Sunday 13 December 2009

How industry will redirect to Australia

In today’s Sydney Morning Herald, eminent climate scientist Guy Pearse points how how China’s action on climate change is putting the Rudd Government to shame and that Rudd is being heavily influenced by the notion that Australia can burn coal more cheaply than any other nation. His point that China is
“closing down inefficient ones at the extraordinary rate of Victoria’s Loy Yang B power station every three weeks. Chinese coal-fired power generation is already cleaner than ours”
and that
“China is also investing in renewables at twice the rate we are per unit of GDP”
This is the most utter shame for a nation whose per capita carbon emissions should be set, even by fiat decree, at no more than one twentieth the world average and probably as little as one-hundredth.

In terms of climatic and ecological impact, Australia should merely to be a member of the international community rather than an absolute pariah state to have by far the best public transport in the world and utterly rigid laws against any private ownership of motorised transport or transformation of bushland to mining or farming uses.

The problem, which is still not grasped by anybody, is that in spite of the cheap labour costs of Asian nations today, this cheapness cannot last simply because they have relative to Australia a very limited supply of land for a very large population. If we exclude the areas under (mostly discontinuous) permafrost, China has about the same supply of land as Australia, but most of it is steep, so that it has fifty times the population on half as much or less usable land. India is worse, with the same population on probably half as much usable land as China.

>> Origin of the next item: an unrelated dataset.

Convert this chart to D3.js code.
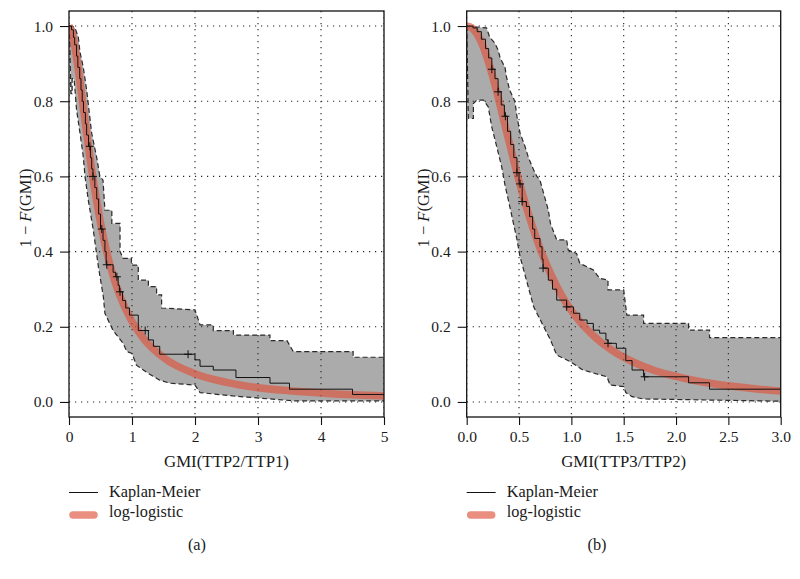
<!DOCTYPE html>
<html><head><meta charset="utf-8">
<script src="https://cdn.jsdelivr.net/npm/d3@7"></script>
<style>
body{margin:0;background:#fff}
svg{display:block}
text{font-family:"Liberation Serif","Times New Roman",serif;fill:#1a1a1a}
</style>
</head><body>
<svg id="chart" width="800" height="579"></svg>
<script>
// ---------- data ----------
// Panel (a): GMI(TTP2/TTP1)
const xTicksA = [0, 1, 2, 3, 4, 5];
const kmA = [[0,1.0],[0.04,0.99],[0.07,0.97],[0.09,0.95],[0.12,0.92],[0.14,0.89],[0.17,0.86],[0.19,0.83],[0.21,0.8],[0.23,0.77],[0.26,0.74],[0.28,0.71],[0.31,0.68],[0.34,0.65],[0.36,0.62],[0.38,0.6],[0.41,0.57],[0.44,0.54],[0.47,0.5],[0.5,0.46],[0.54,0.43],[0.57,0.4],[0.59,0.365],[0.7,0.345],[0.74,0.333],[0.78,0.31],[0.8,0.293],[0.85,0.27],[0.9,0.25],[0.96,0.231],[1.1,0.19],[1.26,0.165],[1.34,0.148],[1.44,0.127],[2.0,0.112],[2.08,0.095],[2.29,0.085],[2.65,0.065],[3.19,0.05],[3.5,0.034],[4.5,0.02],[5,0.02]];
const censorA = [0.33, 0.38, 0.52, 0.6, 0.76, 0.81, 1.21, 1.89];
const upperA = [[0,1.0],[0.05,1.0],[0.095,0.995],[0.148,0.97],[0.175,0.93],[0.227,0.89],[0.28,0.83],[0.36,0.715],[0.44,0.65],[0.49,0.6],[0.54,0.59],[0.57,0.51],[0.68,0.51],[0.68,0.475],[0.81,0.475],[0.81,0.40],[0.86,0.382],[0.99,0.382],[0.99,0.364],[1.1,0.364],[1.1,0.324],[1.26,0.324],[1.26,0.307],[1.39,0.307],[1.39,0.285],[1.47,0.285],[1.47,0.25],[2.0,0.245],[2.08,0.205],[2.29,0.205],[2.29,0.19],[2.61,0.19],[2.61,0.178],[3.19,0.178],[3.19,0.163],[3.46,0.163],[3.56,0.134],[4.51,0.134],[4.51,0.119],[5,0.119]];
const lowerA = [[0,1.0],[0.01,0.97],[0.02,0.9],[0.03,0.82],[0.05,0.82],[0.05,0.86],[0.08,0.86],[0.1,0.82],[0.12,0.777],[0.175,0.715],[0.227,0.652],[0.254,0.6],[0.306,0.537],[0.386,0.457],[0.466,0.36],[0.545,0.28],[0.57,0.236],[0.7,0.19],[0.86,0.156],[0.92,0.134],[1.0,0.129],[1.07,0.098],[1.26,0.076],[1.44,0.058],[1.6,0.05],[2.0,0.045],[2.08,0.025],[2.6,0.016],[3.56,0.003],[5,0.003]];
const fitXA = [0,0.05,0.1,0.15,0.2,0.25,0.3,0.4,0.5,0.6,0.7,0.8,1.0,1.2,1.5,2.0,2.5,3.0,3.5,4.0,4.5,5.0];
const fitSA = [1.0,0.981,0.938,0.881,0.818,0.754,0.690,0.574,0.477,0.398,0.336,0.286,0.214,0.165,0.118,0.075,0.052,0.038,0.030,0.024,0.019,0.016];

// Panel (b): GMI(TTP3/TTP2)
const xTicksB = [0, 0.5, 1.0, 1.5, 2.0, 2.5, 3.0];
const kmB = [[0,1.0],[0.06,0.995],[0.1,0.985],[0.14,0.965],[0.18,0.94],[0.21,0.915],[0.24,0.885],[0.27,0.86],[0.3,0.825],[0.33,0.79],[0.36,0.76],[0.39,0.72],[0.42,0.685],[0.45,0.65],[0.48,0.61],[0.5,0.58],[0.53,0.533],[0.57,0.52],[0.6,0.493],[0.63,0.46],[0.65,0.435],[0.70,0.413],[0.72,0.38],[0.73,0.356],[0.78,0.324],[0.82,0.3],[0.86,0.271],[0.955,0.253],[1.02,0.236],[1.08,0.218],[1.15,0.209],[1.21,0.191],[1.27,0.183],[1.33,0.165],[1.35,0.156],[1.43,0.143],[1.52,0.11],[1.58,0.085],[1.69,0.067],[2.12,0.051],[2.32,0.034],[3,0.034]];
const censorB = [0.24, 0.30, 0.37, 0.48, 0.51, 0.53, 0.73, 0.955, 1.35, 1.7];
const upperB = [[0,1.0],[0.19,0.995],[0.22,0.97],[0.27,0.954],[0.30,0.936],[0.32,0.915],[0.366,0.89],[0.38,0.865],[0.41,0.83],[0.46,0.80],[0.48,0.76],[0.51,0.715],[0.557,0.68],[0.59,0.65],[0.64,0.617],[0.67,0.6],[0.70,0.59],[0.78,0.51],[0.80,0.475],[0.86,0.431],[0.955,0.431],[0.97,0.404],[1.05,0.395],[1.08,0.369],[1.21,0.351],[1.27,0.329],[1.35,0.324],[1.35,0.298],[1.50,0.298],[1.53,0.231],[1.69,0.231],[1.69,0.209],[2.12,0.209],[2.12,0.191],[2.32,0.191],[2.32,0.171],[3,0.171]];
const lowerB = [[0,1.0],[0.016,0.754],[0.064,0.754],[0.064,0.794],[0.096,0.803],[0.159,0.803],[0.206,0.785],[0.239,0.732],[0.287,0.679],[0.334,0.626],[0.366,0.577],[0.398,0.537],[0.478,0.435],[0.51,0.386],[0.64,0.253],[0.72,0.209],[0.80,0.165],[0.86,0.125],[0.99,0.107],[1.11,0.085],[1.34,0.067],[1.37,0.045],[1.5,0.041],[1.52,0.025],[1.58,0.014],[1.69,0.008],[3,0.002]];
const fitXB = [0,0.05,0.1,0.15,0.2,0.25,0.3,0.35,0.4,0.5,0.6,0.7,0.8,0.9,1.0,1.2,1.4,1.6,1.8,2.0,2.25,2.5,2.75,3.0];
const fitSB = [1.0,0.995,0.978,0.950,0.911,0.864,0.811,0.754,0.698,0.588,0.491,0.409,0.342,0.287,0.243,0.179,0.135,0.105,0.083,0.068,0.053,0.043,0.035,0.029];

const yTicks = [0, 0.2, 0.4, 0.6, 0.8, 1.0];
const legendLabels = ["Kaplan-Meier", "log-logistic"];
// ---------------------------------------------------

const svg = d3.select("#chart");
const panels = [
  {id:"a", left:69, right:384, xDomain:[0,5], xTicks:xTicksA, fmt:d3.format("d"),
   km:kmA, censor:censorA, upper:upperA, lower:lowerA, fitX:fitXA, fitS:fitSA,
   xTitle:"GMI(TTP2/TTP1)", caption:"(a)", capX:197},
  {id:"b", left:466.7, right:780.7, xDomain:[0,3], xTicks:xTicksB, fmt:d3.format(".1f"),
   km:kmB, censor:censorB, upper:upperB, lower:lowerB, fitX:fitXB, fitS:fitSB,
   xTitle:"GMI(TTP3/TTP2)", caption:"(b)", capX:597}
];
const plotTop = 11, plotBottom = 417;
const y = d3.scaleLinear().domain([-0.04, 1.04]).range([plotBottom, plotTop]);
const redColor = "rgb(223,83,60)", redOpacity = 0.65;

panels.forEach(p => {
  const x = d3.scaleLinear().domain(p.xDomain).range([p.left, p.right]);
  const g = svg.append("g");
  const clipId = "clip-" + p.id;
  svg.append("defs").append("clipPath").attr("id", clipId)
    .append("rect").attr("x", p.left).attr("y", plotTop).attr("width", p.right - p.left).attr("height", plotBottom - plotTop);
  const plot = g.append("g").attr("clip-path", `url(#${clipId})`);

  const line = d3.line().x(d => x(d[0])).y(d => y(d[1]));

  // confidence band fill
  const poly = p.upper.concat(p.lower.slice().reverse());
  plot.append("path").attr("d", line(poly) + "Z").attr("fill", "#ababab").attr("stroke", "none");

  // grid
  const gridStyle = s => s.attr("stroke", "#222").attr("stroke-width", 1.1).attr("stroke-dasharray", "1.2,4.8");
  plot.selectAll(".gx").data(p.xTicks).join("line")
    .attr("x1", d => x(d)).attr("x2", d => x(d)).attr("y1", plotTop).attr("y2", plotBottom).call(gridStyle);
  plot.selectAll(".gy").data(yTicks).join("line")
    .attr("x1", p.left).attr("x2", p.right).attr("y1", d => y(d)).attr("y2", d => y(d)).call(gridStyle);

  // band edges (dashed)
  [p.upper, p.lower].forEach(b => {
    plot.append("path").attr("d", line(b)).attr("fill", "none")
      .attr("stroke", "#2a2a2a").attr("stroke-width", 1.2).attr("stroke-dasharray", "5,3");
  });

  // log-logistic fit
  const fit = p.fitX.map((v, i) => [v, p.fitS[i]]);
  plot.append("path").attr("d", d3.line().x(d => x(d[0])).y(d => y(d[1])).curve(d3.curveMonotoneX)(fit))
    .attr("fill", "none").attr("stroke", redColor).attr("stroke-opacity", redOpacity)
    .attr("stroke-width", 7.5);

  // Kaplan-Meier
  plot.append("path").attr("d", d3.line().x(d => x(d[0])).y(d => y(d[1])).curve(d3.curveStepAfter)(p.km))
    .attr("fill", "none").attr("stroke", "#111").attr("stroke-width", 1);

  // censor marks
  const bis = d3.bisector(d => d[0]).right;
  p.censor.forEach(cx => {
    const s = p.km[Math.max(0, bis(p.km, cx) - 1)][1];
    const px = x(cx), py = y(s);
    plot.append("path").attr("d", `M${px-4},${py}h8M${px},${py-4}v8`)
      .attr("stroke", "#111").attr("stroke-width", 1).attr("fill", "none");
  });

  // frame
  g.append("rect").attr("x", p.left).attr("y", plotTop).attr("width", p.right - p.left).attr("height", plotBottom - plotTop)
    .attr("fill", "none").attr("stroke", "#111").attr("stroke-width", 1.3);

  // axes
  const ax = g.append("g").attr("transform", `translate(0,${plotBottom})`)
    .call(d3.axisBottom(x).tickValues(p.xTicks).tickFormat(p.fmt).tickSize(8).tickPadding(6));
  const ay = g.append("g").attr("transform", `translate(${p.left},0)`)
    .call(d3.axisLeft(y).tickValues(yTicks).tickFormat(d3.format(".1f")).tickSize(9).tickPadding(7));
  [ax, ay].forEach(a => {
    a.select(".domain").remove();
    a.selectAll(".tick line").attr("stroke", "#111").attr("stroke-width", 1.1);
    a.selectAll(".tick text").attr("font-size", 15.5).attr("fill", "#1a1a1a")
      .style("font-family", '"Liberation Serif","Times New Roman",serif');
  });

  // axis titles
  g.append("text").attr("x", (p.left + p.right) / 2).attr("y", 467).attr("text-anchor", "middle")
    .attr("font-size", 16.8).text(p.xTitle);
  const yt = g.append("text").attr("transform", `translate(${p.left - 38},208) rotate(-90)`)
    .attr("text-anchor", "middle").attr("font-size", 16.5);
  yt.append("tspan").text("1 \u2212 ");
  yt.append("tspan").attr("font-style", "italic").text("F");
  yt.append("tspan").text("(GMI)");

  // legend
  g.append("line").attr("x1", p.left).attr("x2", p.left + 29).attr("y1", 492.5).attr("y2", 492.5)
    .attr("stroke", "#111").attr("stroke-width", 1);
  g.append("line").attr("x1", p.left + 4).attr("x2", p.left + 25).attr("y1", 515).attr("y2", 515)
    .attr("stroke", redColor).attr("stroke-opacity", redOpacity).attr("stroke-width", 7.5).attr("stroke-linecap", "round");
  g.append("text").attr("x", p.left + 40).attr("y", 496.5).attr("font-size", 16.3).text(legendLabels[0]);
  g.append("text").attr("x", p.left + 40).attr("y", 517).attr("font-size", 16.3).text(legendLabels[1]);

  // caption
  g.append("text").attr("x", p.capX).attr("y", 550).attr("text-anchor", "middle").attr("font-size", 16.3).text(p.caption);
});
</script>
</body></html>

Australia’s surfeit of land naturally pushes down the cost of farming and ultimately of living in general, with the result that at an “equal” level of development the dollar or other currency unit goes much further in Australia than anywhere else. As I have said many times, this eliminates the incentive to innovate, but that lack of incentive for innovation makes for much more favourable conditions for family development, which as has been noted tend to breed an extremely conservative culture. In the context of Australia’s need for extraordinarily high environmental standards, this problem of a pacified majority in spacious housing is made worse by a powerful car and fossil fuel lobby linked as a “greenhouse mafia” and able to dictate to politicians what they may do – which quite simply cannot correspond with the ecological need to be by far the smallest per capita energy comsumer in the world.